Alexander McQueen was born on March 17th 1969 in London, Englan as the youngest of six children. He left school at the age of 16 and was immediately offered an apprenticeship at the traditional Saville Row tailors Anderson and Shephard and then at neighbouring Gieves and Hawkes, both masters in the technical construction of clothing. From there he moved to the theatrical costumiers Angels and Bermans where he mastered six methods of pattern cutting from the melodramatic 16th Century to the brutally sharp tailoring which has become a McQueen signature.
Aged 20 he was employed by the designer Koji Tatsuno who also had his roots in British tailoring. A year later McQueen travelled to Milan where he was gainfully employed as Romeo Gigli's design assistant.
In 1993 McQueen took his M.A. in Fashion Design from Central St. Martins College, London. His studies were financed by his aunt Renie Holland.
McQueen changed his first name from Lee to his second name Alexander, because he felt it sounded better for a couturier.
From the Spring of 1994 McQueen has managed to produce a collection every season, even though he had no money. His mother Joyce recalls that he borrowed money from her to buy materials for making up his designs. She would sit up all night stringing beads and dyeing materials. He dressed his models in dishevelled hair and tattered lace for his 1995/6 collection "Highland Rape". 1996 saw the introduction of the infamous "Bumsters" low-waisted trousers, which his mother really disliked because of the bottom cleavage.
Alexander McQueen said "The clothes I design are strong - they are meant to build confidence".
In 1996 he was picked by the manufacturer Onward Kashyiama, which has backed his business financially ever since and licensed his name in Japan.
McQueen has invested the money in a house in Islington, London. The jeweled manacles held models like exotic slaves in his Spring/Summer 1997 collection "Bellmer la Poupee".
In 1997 Bernard Arnault who owns Dior, Givenchy and Lacroix, approached Alexander McQueen with a proposal that McQueen should take over Givenchy since John Galliano, was taking over Dior. Initially McQueen refused. Bernard Arnault, who is very passionate about fashion, tried his best to convince McQueen to accept. Eventually he did agree to take over Givenchy from Spring/Summer 1997. His monetary package was reported at 2 million pounds.

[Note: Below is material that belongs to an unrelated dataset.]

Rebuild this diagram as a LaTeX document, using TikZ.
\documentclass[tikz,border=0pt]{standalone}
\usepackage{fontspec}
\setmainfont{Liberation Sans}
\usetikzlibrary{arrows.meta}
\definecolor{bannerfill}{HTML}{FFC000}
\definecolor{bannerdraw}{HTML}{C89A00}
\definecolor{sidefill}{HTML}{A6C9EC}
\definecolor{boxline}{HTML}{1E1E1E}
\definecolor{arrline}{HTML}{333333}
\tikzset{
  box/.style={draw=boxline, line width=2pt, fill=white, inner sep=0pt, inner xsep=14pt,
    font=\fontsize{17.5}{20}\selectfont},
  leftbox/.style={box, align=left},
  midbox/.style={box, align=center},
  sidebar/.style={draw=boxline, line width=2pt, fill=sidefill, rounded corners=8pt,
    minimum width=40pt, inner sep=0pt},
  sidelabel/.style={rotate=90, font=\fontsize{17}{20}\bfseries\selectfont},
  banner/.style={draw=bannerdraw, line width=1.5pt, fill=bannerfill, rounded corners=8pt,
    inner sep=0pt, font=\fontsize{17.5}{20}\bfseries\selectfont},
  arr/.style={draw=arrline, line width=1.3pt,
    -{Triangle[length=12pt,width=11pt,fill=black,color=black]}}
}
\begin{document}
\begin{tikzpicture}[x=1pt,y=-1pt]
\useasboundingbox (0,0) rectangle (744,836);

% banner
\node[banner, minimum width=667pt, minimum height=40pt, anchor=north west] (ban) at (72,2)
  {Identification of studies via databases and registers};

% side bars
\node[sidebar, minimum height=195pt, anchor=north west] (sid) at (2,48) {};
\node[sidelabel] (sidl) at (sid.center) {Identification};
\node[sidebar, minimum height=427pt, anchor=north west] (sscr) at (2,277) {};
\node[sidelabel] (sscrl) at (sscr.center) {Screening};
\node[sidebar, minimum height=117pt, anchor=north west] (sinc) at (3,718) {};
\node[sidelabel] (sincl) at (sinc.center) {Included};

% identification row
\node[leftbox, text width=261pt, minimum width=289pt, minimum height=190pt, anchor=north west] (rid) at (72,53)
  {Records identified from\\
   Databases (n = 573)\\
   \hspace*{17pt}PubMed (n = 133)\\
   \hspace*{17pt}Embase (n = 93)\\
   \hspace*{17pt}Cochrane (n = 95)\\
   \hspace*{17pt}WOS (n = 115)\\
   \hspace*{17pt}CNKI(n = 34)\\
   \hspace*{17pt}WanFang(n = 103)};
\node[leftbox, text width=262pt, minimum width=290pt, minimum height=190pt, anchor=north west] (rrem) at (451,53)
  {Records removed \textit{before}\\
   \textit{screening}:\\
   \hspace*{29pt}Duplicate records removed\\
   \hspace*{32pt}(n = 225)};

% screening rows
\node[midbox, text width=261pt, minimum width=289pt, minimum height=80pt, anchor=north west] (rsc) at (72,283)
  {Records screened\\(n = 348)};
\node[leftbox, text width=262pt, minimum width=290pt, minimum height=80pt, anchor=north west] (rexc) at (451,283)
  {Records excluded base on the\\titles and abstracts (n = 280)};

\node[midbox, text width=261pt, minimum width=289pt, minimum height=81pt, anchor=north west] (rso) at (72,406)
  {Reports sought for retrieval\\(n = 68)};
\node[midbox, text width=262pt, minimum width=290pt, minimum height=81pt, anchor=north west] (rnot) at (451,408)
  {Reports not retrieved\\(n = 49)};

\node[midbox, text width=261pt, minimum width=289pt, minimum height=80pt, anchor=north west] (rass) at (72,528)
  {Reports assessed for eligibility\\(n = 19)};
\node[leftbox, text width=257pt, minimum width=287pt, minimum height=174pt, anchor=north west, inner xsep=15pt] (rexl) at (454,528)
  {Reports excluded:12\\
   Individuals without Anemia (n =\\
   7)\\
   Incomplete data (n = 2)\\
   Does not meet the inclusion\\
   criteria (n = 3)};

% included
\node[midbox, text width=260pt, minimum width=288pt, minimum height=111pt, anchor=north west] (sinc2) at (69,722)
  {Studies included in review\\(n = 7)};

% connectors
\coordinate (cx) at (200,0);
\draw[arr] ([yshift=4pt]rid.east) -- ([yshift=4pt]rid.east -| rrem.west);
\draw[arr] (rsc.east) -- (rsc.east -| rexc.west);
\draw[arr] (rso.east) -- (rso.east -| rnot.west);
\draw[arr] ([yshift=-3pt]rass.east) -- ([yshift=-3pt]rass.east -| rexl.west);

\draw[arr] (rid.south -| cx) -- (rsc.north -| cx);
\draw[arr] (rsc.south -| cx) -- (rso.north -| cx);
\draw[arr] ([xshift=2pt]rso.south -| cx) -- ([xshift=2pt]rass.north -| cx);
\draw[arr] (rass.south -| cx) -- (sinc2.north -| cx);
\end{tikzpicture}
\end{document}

Since leaving St. Martins and in less than 10 years McQueen has become one of the most famous and respected international fashion designers in the world. He was named British designer of the Year four times in 1996, 1997, 2001 and 2003.
In October 1996 he was appointed Chief Designer at the French Haute Couture House Givenchy where he worked until March 2001.

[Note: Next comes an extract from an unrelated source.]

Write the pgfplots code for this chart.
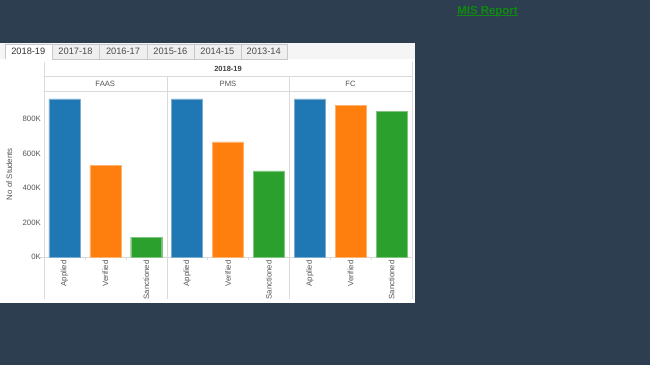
\documentclass[border=0pt]{standalone}
\usepackage{pgfplots}
\pgfplotsset{compat=1.18}
\usepackage{fontspec}
\setmainfont{Liberation Sans}
\definecolor{bgdark}{HTML}{2C3E50}
\definecolor{tblue}{HTML}{1F77B4}
\definecolor{torange}{HTML}{FF7F0E}
\definecolor{tgreen}{HTML}{2CA02C}
\definecolor{txtgray}{HTML}{555555}
\definecolor{linegray}{HTML}{DADADA}
\definecolor{tabgray}{HTML}{EFEFEF}
\definecolor{tabline}{HTML}{C8C8C8}
\definecolor{misgreen}{HTML}{108A10}
\begin{document}
\begin{tikzpicture}[x=1bp,y=1bp]
\fill[bgdark] (0,0) rectangle (650,365);
\fill[white] (0,365-43) rectangle (415,365-303);
\fill[white!96!black] (0,365-43) rectangle (415,365-59);
% tabs
\foreach \a/\b/\t in {51.7/99.3/2017-18,99.3/146.7/2016-17,146.7/194/2015-16,194/240.7/2014-15,240.7/286.7/2013-14}{
  \filldraw[fill=tabgray,draw=tabline] (\a,365-44) rectangle (\b,365-59);
  \node[font=\fontsize{9.3}{10}\selectfont,text=black!70] at ({(\a+\b)/2},365-51.5) {\t};
}
\filldraw[fill=white,draw=tabline] (5,365-59) -- (5,365-44) -- (51.7,365-44) -- (51.7,365-59);
\node[font=\fontsize{9.3}{10}\selectfont,text=black!80] at (28.3,365-51.5) {2018-19};
% MIS Report
\node[font=\fontsize{11.5}{12}\selectfont\bfseries,text=misgreen,inner sep=0pt,anchor=base] (mis) at (487.5,365-14) {MIS Report};
\draw[misgreen, line width=0.9bp] ([yshift=-1.6bp]mis.base west) -- ([yshift=-1.6bp]mis.base east);
% panel frame lines
\draw[linegray] (44,365-62) -- (44,365-299);
\draw[linegray] (166.7,365-76) -- (166.7,365-299);
\draw[linegray] (289.3,365-76) -- (289.3,365-299);
\draw[linegray] (412,365-62) -- (412,365-299);
\draw[linegray] (44,365-76) -- (412,365-76);
\draw[linegray] (44,365-91) -- (412,365-91);
\draw[linegray] (40,365-257.3) -- (412,365-257.3);
% headers
\node[font=\fontsize{7.5}{8}\selectfont\bfseries,text=black!75] at (228,365-69) {2018-19};
\node[font=\fontsize{7.7}{8}\selectfont,text=txtgray] at (105.3,365-83.5) {FAAS};
\node[font=\fontsize{7.7}{8}\selectfont,text=txtgray] at (228,365-83.5) {PMS};
\node[font=\fontsize{7.7}{8}\selectfont,text=txtgray] at (350.6,365-83.5) {FC};
\begin{axis}[
  at={(44bp,107.7bp)}, anchor=south west,
  width=368bp, height=166.3bp, scale only axis,
  xmin=0, xmax=9, ymin=0, ymax=962000,
  axis line style={draw=none},
  xtick={0.5,1.5,...,8.5},
  xticklabels={Applied,Verified,Sanctioned,Applied,Verified,Sanctioned,Applied,Verified,Sanctioned},
  xticklabel style={rotate=90, anchor=east, font=\fontsize{7.8}{8}\selectfont, text=txtgray, inner sep=1pt},
  xticklabel shift=2bp,
  ytick={0,200000,400000,600000,800000},
  yticklabels={0K,200K,400K,600K,800K},
  yticklabel style={font=\fontsize{7.8}{8}\selectfont, text=txtgray, inner sep=1pt},
  yticklabel shift=2bp,
  scaled y ticks=false,
  major tick length=0pt,
  ylabel={No of Students},
  ylabel style={font=\fontsize{7.9}{8}\selectfont, text=txtgray, at={(axis description cs:-0.094,0.50)}, anchor=center},
  clip=false,
]
\addplot[ybar, bar width=31bp, fill=tblue, draw=tblue!60!white] coordinates {(0.5,916000) (3.5,916000) (6.5,916000)};
\addplot[ybar, bar width=31bp, fill=torange, draw=torange!60!white] coordinates {(1.5,533000) (4.5,667000) (7.5,877000)};
\addplot[ybar, bar width=31bp, fill=tgreen, draw=tgreen!60!white] coordinates {(2.5,116000) (5.5,500000) (8.5,844000)};
\pgfplotsinvokeforeach{1,2,4,5,7,8}{
  \draw[linegray] (axis cs:#1,0) -- ++(0,-3bp);
}
\end{axis}
\end{tikzpicture}
\end{document}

At the end of 1999, Alexander McQueen opened his first store in London, at Conduit Street, near the Japanese designers. In the year 2000, Alexander McQueen suddenly left Givenchy. He is continuing to design clothes under his own label. His replacement at Givenchy is British designer Julien MacDonald.

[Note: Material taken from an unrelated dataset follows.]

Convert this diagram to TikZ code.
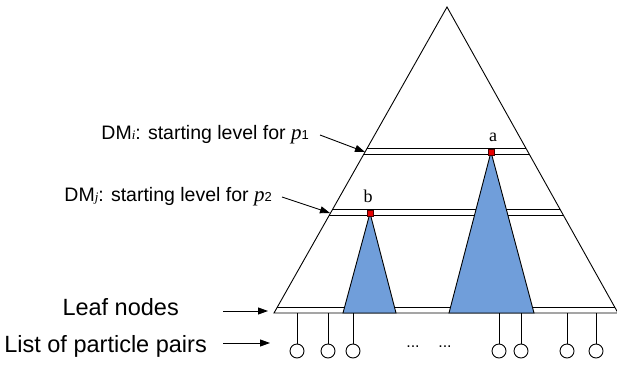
\documentclass[tikz,border=0pt]{standalone}
\usepackage{fontspec}
\setmainfont{Liberation Sans}
\newfontfamily\serifface{Liberation Serif}
\usetikzlibrary{calc,arrows.meta}
\definecolor{subtree}{RGB}{112,158,218}
\definecolor{mark}{RGB}{230,0,0}
\tikzset{
  edge/.style={line width=0.9pt,black},
  pointer/.style={line width=0.9pt,-{Triangle[length=10pt,width=7pt]}},
  sub/.style={edge,fill=subtree},
  rootpt/.style={draw=black!70!red,line width=0.4pt,fill=mark,minimum size=5.5pt,inner sep=0pt,rectangle},
  particle/.style={circle,draw,line width=0.9pt,minimum size=14pt,inner sep=0pt},
  biglabel/.style={font=\fontsize{23.5}{26}\selectfont,inner sep=0pt},
  lvllabel/.style={font=\fontsize{19.5}{21}\selectfont,inner sep=0pt},
  ptlabel/.style={font=\serifface\fontsize{18}{20}\selectfont,inner sep=0pt},
  dotlabel/.style={font=\fontsize{16}{18}\selectfont,inner sep=0pt}
}
\begin{document}
\begin{tikzpicture}[x=1pt,y=-1pt]
\useasboundingbox (0,0) rectangle (617,364);
% outer tree
\coordinate (apex) at (447,7);
\coordinate (BL) at (274,313);
\coordinate (BR) at (618,313);
\draw[edge] (BL) -- (apex) -- (BR) -- cycle;
% level bands
\foreach \n/\t in {i1/0.4608,i2/0.4804,j1/0.6601,j2/0.6797,leaf/0.9804}{
  \coordinate (L\n) at ($(apex)!\t!(BL)$);
  \coordinate (R\n) at ($(apex)!\t!(BR)$);
  \draw[edge] (L\n) -- (R\n);
}
% subtrees
\coordinate (ra) at (491,152);
\coordinate (rb) at (370,213);
\coordinate (aL) at (449,313);
\coordinate (aR) at (534,313);
\coordinate (bL) at (343,313);
\coordinate (bR) at (396,313);
\draw[sub] (ra) -- (aL) -- (aR) -- cycle;
\draw[sub] (rb) -- (bL) -- (bR) -- cycle;
\node[rootpt] (na) at (ra) {};
\node[rootpt] (nb) at (rb) {};
\node[ptlabel] (la) at (493,137) {a};
\node[ptlabel] (lb) at (368,196) {b};
% particle pairs
\foreach \k/\x in {1/297,2/328,3/353,4/499,5/521,6/567,7/596}{
  \coordinate (t\k) at (\x,313);
  \node[particle] (p\k) at (\x,351) {};
  \draw[edge] (t\k) -- (p\k.north);
}
\node[dotlabel] (dots1) at (413,347) {...};
\node[dotlabel] (dots2) at (445,347) {...};
% labels
\node[lvllabel,anchor=east] (dmi) at (309,135) {DM{\serifface\itshape\fontsize{13}{14}\selectfont i}: starting level for {\serifface\itshape\fontsize{21}{22}\selectfont p}{\fontsize{13}{14}\selectfont 1}};
\node[lvllabel,anchor=east] (dmj) at (272,197) {DM{\serifface\itshape\fontsize{13}{14}\selectfont j}: starting level for {\serifface\itshape\fontsize{21}{22}\selectfont p}{\fontsize{13}{14}\selectfont 2}};
\coordinate (dmitip) at (365,152);
\coordinate (dmjtip) at (330,213);
\draw[pointer] ($(dmi.east)+(11,0)$) -- (dmitip);
\draw[pointer] ($(dmj.east)+(10,0)$) -- (dmjtip);
\node[biglabel,anchor=east] (leaf) at (179,307) {Leaf nodes};
\node[biglabel,anchor=east] (list) at (207,346) {List of particle pairs};
\coordinate (leaftip) at (268,311);
\coordinate (listtip) at (270,343);
\draw[pointer] (223,311) -- (leaftip);
\draw[pointer] (223,343) -- (listtip);
\end{tikzpicture}
\end{document}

Alexander McQueen opened his first American showroom in New York in September 2002.
In June 2003 he was awarded international Designer of the Year by The Council of Fashion Designer's of America (CFDA) and in the same month honoured with 'A Most Excellent Commander of The British Empire' (CBE) by her Majesty the Queen. Alexander was also awarded British Menswear Designer of the Year in 2004.
In February 2004, Alexander was offered YSL Rive Gauche after Tom Ford leaves, but he has declined the job as he wants to concentrate on his own label. To celebrate five years of the American Express Centurion Card, Alexander McQueen put on a "Black" Fashion show at Earls Court Exhibition Centre in Central London on June 3rd, 2004.
Alexander McQueen's collections are known for both the emotional power and raw energy of his shows as well as the romantic but determinedly contemporary nature of this clothes. It is typical of McQueen to use the juxtaposition between contrasting elements; fragility and strength, tradition and modernity and fluidity and severity. An openly emotional and even passionate viewpoint is realised with a profound respect and influence for the arts and crafts tradition. Alexander McQueen's collections combine an in-depth working knowledge of bespoke British tailoring, the fine workmanship of the French Haute Couture atelier and the impeccable finish of Italian manufacturing. Alexander McQueen's collections for Givenchy have included golden eagles embroidered by Lesage, rose petals pressed into sheer organdie, pure gold material woven for a bolero jacket, feathers painstakingly layered like a bird's wing onto a catsuit and other unique weird styles. But he has not forgotten that he must play the Givenchy game, if he is to succeed. He has managed to continue to design in his funky, youthful modern manner at his own house of McQueen while also producting the elegant, expensive, beautiful creations at Givenchy. This takes a real effort, but so far he is succeeding. He will probably get better as he gains more experience even though these two houses are so different.